Concepedia

TLDR

The paper proposes an information‑theoretic method for learning a Mahalanobis distance metric. The method formulates metric learning as a Bregman optimization problem that minimizes the LogDet divergence between two Gaussians under linear constraints, and includes an online variant with proven regret bounds. The algorithm outperforms existing methods by handling diverse constraints, incorporating priors, being fast and scalable without eigenvalue or SDP computations, and achieving strong performance on the Clarify error‑reporting system and standard datasets.

Abstract

In this paper, we present an information-theoretic approach to learning a Mahalanobis distance function.

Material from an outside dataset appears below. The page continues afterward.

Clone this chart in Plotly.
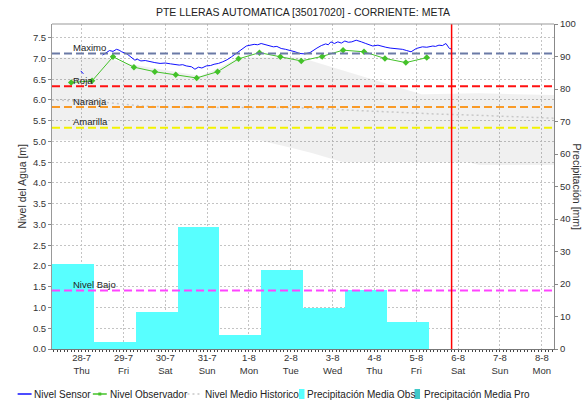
import pandas as pd
import plotly.graph_objects as go

TITLE = "PTE LLERAS AUTOMATICA [35017020] - CORRIENTE: META"

# Automatic sensor water level (m); None breaks the line at the data gap
sensor_time = [
    "2022-07-27 23:30", "2022-07-28 01:00", None,
    "2022-07-28 12:00", "2022-07-28 14:00", "2022-07-28 16:00", "2022-07-28 18:00",
    "2022-07-28 20:00", "2022-07-28 21:30", "2022-07-28 23:00",
    "2022-07-29 02:00", "2022-07-29 04:00", "2022-07-29 06:30", "2022-07-29 08:00",
    "2022-07-29 10:00", "2022-07-29 12:30", "2022-07-29 15:00", "2022-07-29 18:00",
    "2022-07-29 21:00", "2022-07-30 00:00", "2022-07-30 03:00", "2022-07-30 05:30",
    "2022-07-30 08:00", "2022-07-30 10:00", "2022-07-30 12:00", "2022-07-30 15:00",
    "2022-07-30 17:00", "2022-07-30 19:00", "2022-07-30 21:00", "2022-07-30 23:30",
    "2022-07-31 02:00", "2022-07-31 04:00", "2022-07-31 06:30", "2022-07-31 09:00",
    "2022-07-31 11:30", "2022-07-31 14:00", "2022-07-31 16:30", "2022-07-31 19:00",
    "2022-07-31 22:30", "2022-08-01 03:00", "2022-08-01 05:00", "2022-08-01 07:00",
    "2022-08-01 08:30", "2022-08-01 10:00", "2022-08-01 12:00", "2022-08-01 14:00",
    "2022-08-01 16:00", "2022-08-01 18:30", "2022-08-01 21:00", "2022-08-02 00:00",
    "2022-08-02 02:30", "2022-08-02 05:00", "2022-08-02 08:00", "2022-08-02 11:00",
    "2022-08-02 13:00", "2022-08-02 15:00", "2022-08-02 17:30", "2022-08-02 20:00",
    "2022-08-02 21:30", "2022-08-02 23:00", "2022-08-03 01:00", "2022-08-03 03:00",
    "2022-08-03 05:00", "2022-08-03 07:00", "2022-08-03 09:00", "2022-08-03 11:00",
    "2022-08-03 13:30", "2022-08-03 15:00", "2022-08-03 16:30", "2022-08-03 19:00",
    "2022-08-03 21:00", "2022-08-03 23:00", "2022-08-04 02:00", "2022-08-04 04:00",
    "2022-08-04 06:30", "2022-08-04 09:00", "2022-08-04 11:30", "2022-08-04 14:00",
    "2022-08-04 16:00", "2022-08-04 18:30", "2022-08-04 21:00", "2022-08-05 00:00",
    "2022-08-05 03:30", "2022-08-05 06:00", "2022-08-05 09:30", "2022-08-05 11:00",
    "2022-08-05 13:00", "2022-08-05 15:00", "2022-08-05 17:00", "2022-08-05 19:00",
    "2022-08-05 20:00",
]
sensor_level = [
    6.70, 6.63, None,
    7.08, 7.14, 7.19, 7.17,
    7.22, 7.20, 7.16,
    7.11, 7.04, 6.96, 6.98,
    6.94, 6.95, 6.92, 6.90,
    6.88, 6.89, 6.87, 6.85,
    6.84, 6.85, 6.82, 6.80,
    6.74, 6.79, 6.77, 6.82,
    6.83, 6.86, 6.88, 6.92,
    6.97, 7.04, 7.12, 7.20,
    7.30, 7.34, 7.33, 7.36,
    7.34, 7.32, 7.30, 7.28,
    7.29, 7.24, 7.22, 7.19,
    7.16, 7.12, 7.11, 7.14,
    7.20, 7.25, 7.31, 7.35,
    7.33, 7.40, 7.36, 7.40,
    7.37, 7.42, 7.39, 7.40,
    7.44, 7.41, 7.40, 7.36,
    7.33, 7.30, 7.32, 7.29,
    7.27, 7.25, 7.24, 7.23,
    7.22, 7.19, 7.16, 7.24,
    7.28, 7.27, 7.30, 7.29,
    7.32, 7.31, 7.36, 7.24,
    7.23,
]

# Observer readings (m), twice a day
obs_time = [
    "2022-07-27 18:00", "2022-07-28 06:00", "2022-07-28 18:00", "2022-07-29 06:00",
    "2022-07-29 18:00", "2022-07-30 06:00", "2022-07-30 18:00", "2022-07-31 06:00",
    "2022-07-31 18:00", "2022-08-01 06:00", "2022-08-01 18:00", "2022-08-02 06:00",
    "2022-08-02 18:00", "2022-08-03 06:00", "2022-08-03 18:00", "2022-08-04 06:00",
    "2022-08-04 18:00", "2022-08-05 06:00",
]
obs_level = [
    6.42, 6.46, 7.04, 6.79, 6.68, 6.61, 6.53, 6.68, 6.99,
    7.14, 7.04, 6.94, 7.05, 7.20, 7.16, 7.00, 6.90, 7.02,
]

# Historical mean level (m)
hist_time = [
    "2022-07-27 07:00", "2022-07-28 12:00", "2022-07-29 12:00", "2022-07-30 12:00",
    "2022-08-01 12:00", "2022-08-02 12:00", "2022-08-03 12:00", "2022-08-04 12:00",
    "2022-08-05 12:00", "2022-08-06 12:00", "2022-08-07 12:00", "2022-08-08 07:00",
]
hist_mean = [6.00, 5.95, 5.85, 5.82, 5.82, 5.80, 5.75, 5.70, 5.66, 5.63, 5.60, 5.56]

# Historical range envelope (m)
hist_upper_time = [
    "2022-07-27 07:00", "2022-07-28 13:00", "2022-07-29 06:00", "2022-07-30 06:00",
    "2022-07-30 20:00", "2022-07-31 08:00", "2022-07-31 16:00", "2022-08-01 00:00",
    "2022-08-02 05:00", "2022-08-05 03:00", "2022-08-06 12:00", "2022-08-08 07:00",
]
hist_upper = [7.02, 7.02, 6.85, 6.68, 6.58, 6.80, 6.98, 7.02, 7.03, 6.14, 6.16, 6.12]
hist_lower_time = [
    "2022-07-27 07:00", "2022-08-01 06:00", "2022-08-02 00:00", "2022-08-02 12:00",
    "2022-08-03 06:00", "2022-08-06 06:00", "2022-08-06 12:00", "2022-08-08 07:00",
]
hist_lower = [5.03, 5.03, 4.85, 4.72, 4.50, 4.50, 4.43, 4.43]

# Daily observed precipitation (mm), day ending 07:00
precip_day = [
    "2022-07-28", "2022-07-29", "2022-07-30", "2022-07-31", "2022-08-01",
    "2022-08-02", "2022-08-03", "2022-08-04", "2022-08-05",
]
precip_obs = [26.1, 2.1, 11.3, 37.4, 4.4, 24.4, 12.5, 18.2, 8.2]

# Alert thresholds (m)
threshold_names = ["Maximo", "Roja", "Naranja", "Amarilla", "Nivel Bajo"]
threshold_levels = [7.12, 6.33, 5.83, 5.33, 1.41]
threshold_colors = ["#6B7AA6", "#FF1010", "#F99A26", "#F2F200", "#FF44FF"]

tick_days = [
    "2022-07-28", "2022-07-29", "2022-07-30", "2022-07-31", "2022-08-01", "2022-08-02",
    "2022-08-03", "2022-08-04", "2022-08-05", "2022-08-06", "2022-08-07", "2022-08-08",
]
tick_labels = [
    "28-7<br>Thu", "29-7<br>Fri", "30-7<br>Sat", "31-7<br>Sun", "1-8<br>Mon", "2-8<br>Tue",
    "3-8<br>Wed", "4-8<br>Thu", "5-8<br>Fri", "6-8<br>Sat", "7-8<br>Sun", "8-8<br>Mon",
]
now_time = "2022-08-05 20:15"
x_range = ["2022-07-27 07:00", "2022-08-08 07:00"]

FONT = "Liberation Sans, Arial, sans-serif"
W, H = 588, 402
PL, PR, PT, PB = 52, 556, 24, 349


def fx(px):
    return (px - PL) / (PR - PL)


def fy(py):
    return (PB - py) / (PB - PT)


fig = go.Figure()

# historical envelope
fig.add_trace(go.Scatter(x=hist_lower_time, y=hist_lower, mode="lines",
                         line=dict(width=0), hoverinfo="skip", showlegend=False))
fig.add_trace(go.Scatter(x=hist_upper_time, y=hist_upper, mode="lines", fill="tonexty",
                         fillcolor="rgba(0,0,0,0.06)", line=dict(width=0),
                         hoverinfo="skip", showlegend=False))
# historical mean
fig.add_trace(go.Scatter(x=hist_time, y=hist_mean, mode="lines", name="Nivel Medio Historico",
                         line=dict(color="#C8C8C8", width=1.5, dash="2px,3px"),
                         showlegend=False))
# precipitation bars
bar_x = pd.to_datetime(precip_day) - pd.Timedelta(hours=5)
fig.add_trace(go.Bar(x=bar_x, y=precip_obs, width=86400000, yaxis="y2",
                     marker=dict(color="#58FFFF", line=dict(width=0)),
                     name="Precipitación Media Obs", showlegend=False))
# sensor and observer levels
fig.add_trace(go.Scatter(x=sensor_time, y=sensor_level, mode="lines", name="Nivel Sensor",
                         line=dict(color="#1010FF", width=1), connectgaps=False,
                         showlegend=False))
fig.add_trace(go.Scatter(x=obs_time, y=obs_level, mode="lines+markers", name="Nivel Observador",
                         line=dict(color="#44C22A", width=1),
                         marker=dict(symbol="diamond", size=5, color="#44C22A"),
                         showlegend=False))

shapes = []
annotations = []

# threshold lines and their labels
for name, lvl, col in zip(threshold_names, threshold_levels, threshold_colors):
    shapes.append(dict(type="line", xref="paper", yref="y", x0=0, x1=1, y0=lvl, y1=lvl,
                       line=dict(color=col, width=2, dash="8px,4px"), layer="above"))
    annotations.append(dict(text=name, xref="paper", yref="y", x=fx(71), y=lvl,
                            xanchor="left", yanchor="bottom", yshift=-1.5, showarrow=False,
                            font=dict(family=FONT, size=9.5, color="#222")))

# current time marker
shapes.append(dict(type="line", xref="x", yref="paper", x0=now_time, x1=now_time, y0=0, y1=1,
                   line=dict(color="#FF0000", width=1.5), layer="above"))
# top frame
shapes.append(dict(type="line", xref="paper", yref="paper", x0=0, x1=1, y0=1, y1=1,
                   line=dict(color="#999999", width=1)))

# axis titles
annotations.append(dict(text="Nivel del Agua [m]", xref="paper", yref="paper",
                        x=fx(21), y=0.5, xanchor="center", yanchor="middle", textangle=-90,
                        showarrow=False, font=dict(family=FONT, size=10.5, color="#333")))
annotations.append(dict(text="Precipitación [mm]", xref="paper", yref="paper",
                        x=fx(580), y=0.5, xanchor="center", yanchor="middle", textangle=90,
                        showarrow=False, font=dict(family=FONT, size=10.5, color="#333")))

# legend row
LY = 394
leg_font = dict(family=FONT, size=10, color="#222")
shapes.append(dict(type="line", xref="paper", yref="paper", x0=fx(17.5), x1=fx(31.5),
                   y0=fy(LY), y1=fy(LY), line=dict(color="#1010FF", width=1.5)))
annotations.append(dict(text="Nivel Sensor", xref="paper", yref="paper", x=fx(32), y=fy(LY),
                        xanchor="left", yanchor="middle", showarrow=False, font=leg_font))
shapes.append(dict(type="line", xref="paper", yref="paper", x0=fx(93), x1=fx(107),
                   y0=fy(LY), y1=fy(LY), line=dict(color="#44C22A", width=1.5)))
shapes.append(dict(type="rect", xref="paper", yref="paper", x0=fx(98.5), x1=fx(101.5),
                   y0=fy(LY + 1.5), y1=fy(LY - 1.5), line=dict(width=0), fillcolor="#44C22A"))
annotations.append(dict(text="Nivel Observador", xref="paper", yref="paper", x=fx(108), y=fy(LY),
                        xanchor="left", yanchor="middle", showarrow=False, font=leg_font))
shapes.append(dict(type="line", xref="paper", yref="paper", x0=fx(188), x1=fx(202),
                   y0=fy(LY), y1=fy(LY), line=dict(color="#C8C8C8", width=1.5, dash="2px,3px")))
annotations.append(dict(text="Nivel Medio Historico", xref="paper", yref="paper", x=fx(204),
                        y=fy(LY), xanchor="left", yanchor="middle", showarrow=False,
                        font=leg_font))
shapes.append(dict(type="rect", xref="paper", yref="paper", x0=fx(300), x1=fx(305.5),
                   y0=fy(399), y1=fy(389), line=dict(width=0), fillcolor="#58FFFF"))
annotations.append(dict(text="Precipitación Media Obs", xref="paper", yref="paper", x=fx(306),
                        y=fy(LY), xanchor="left", yanchor="middle", showarrow=False,
                        font=leg_font))
shapes.append(dict(type="rect", xref="paper", yref="paper", x0=fx(416), x1=fx(421.5),
                   y0=fy(399), y1=fy(389), line=dict(width=0), fillcolor="#40C8C8"))
annotations.append(dict(text="Precipitación Media Pro", xref="paper", yref="paper",
                        x=fx(423), y=fy(LY), xanchor="left", yanchor="middle",
                        showarrow=False, font=leg_font))

tick_font = dict(family=FONT, size=9.5, color="#333")
fig.update_layout(
    width=W, height=H,
    margin=dict(l=PL, r=W - PR, t=PT, b=H - PB, pad=0),
    paper_bgcolor="white", plot_bgcolor="white",
    showlegend=False, bargap=0,
    title=dict(text=TITLE, x=0.5, xref="paper", y=1 - 12 / H, yref="container",
               xanchor="center", yanchor="middle",
               font=dict(family=FONT, size=10.5, color="#222")),
    xaxis=dict(type="date", range=x_range, tickvals=tick_days, ticktext=tick_labels,
               tickfont=tick_font, ticks="", showgrid=True, gridcolor="#C4C4C4",
               griddash="2px,2px", gridwidth=1, showline=True, linecolor="#777",
               linewidth=1, zeroline=False,
               minor=dict(ticks="outside", ticklen=2, dtick=2 * 3600 * 1000,
                          tickcolor="#444", showgrid=False)),
    yaxis=dict(range=[0, 7.83], dtick=0.5, tick0=0, tickformat=".1f", tickfont=tick_font,
               ticks="outside", ticklen=3, tickcolor="#888", showgrid=True,
               gridcolor="#C4C4C4", griddash="2px,2px", showline=True, linecolor="#999",
               zeroline=False),
    yaxis2=dict(range=[0, 100], dtick=10, tick0=0, overlaying="y", side="right",
                tickfont=tick_font, ticks="outside", ticklen=3, tickcolor="#888",
                showgrid=False, showline=True, linecolor="#888", zeroline=False),
    shapes=shapes,
    annotations=annotations,
)

fig.write_html("out.html")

We formulate the problem as that of minimizing the differential relative entropy between two multivariate Gaussians under constraints on the distance function. We express this problem as a particular Bregman optimization problem---that of minimizing the LogDet divergence subject to linear constraints. Our resulting algorithm has several advantages over existing methods. First, our method can handle a wide variety of constraints and can optionally incorporate a prior on the distance function. Second, it is fast and scalable. Unlike most existing methods, no eigenvalue computations or semi-definite programming are required. We also present an online version and derive regret bounds for the resulting algorithm. Finally, we evaluate our method on a recent error reporting system for software called Clarify, in the context of metric learning for nearest neighbor classification, as well as on standard data sets.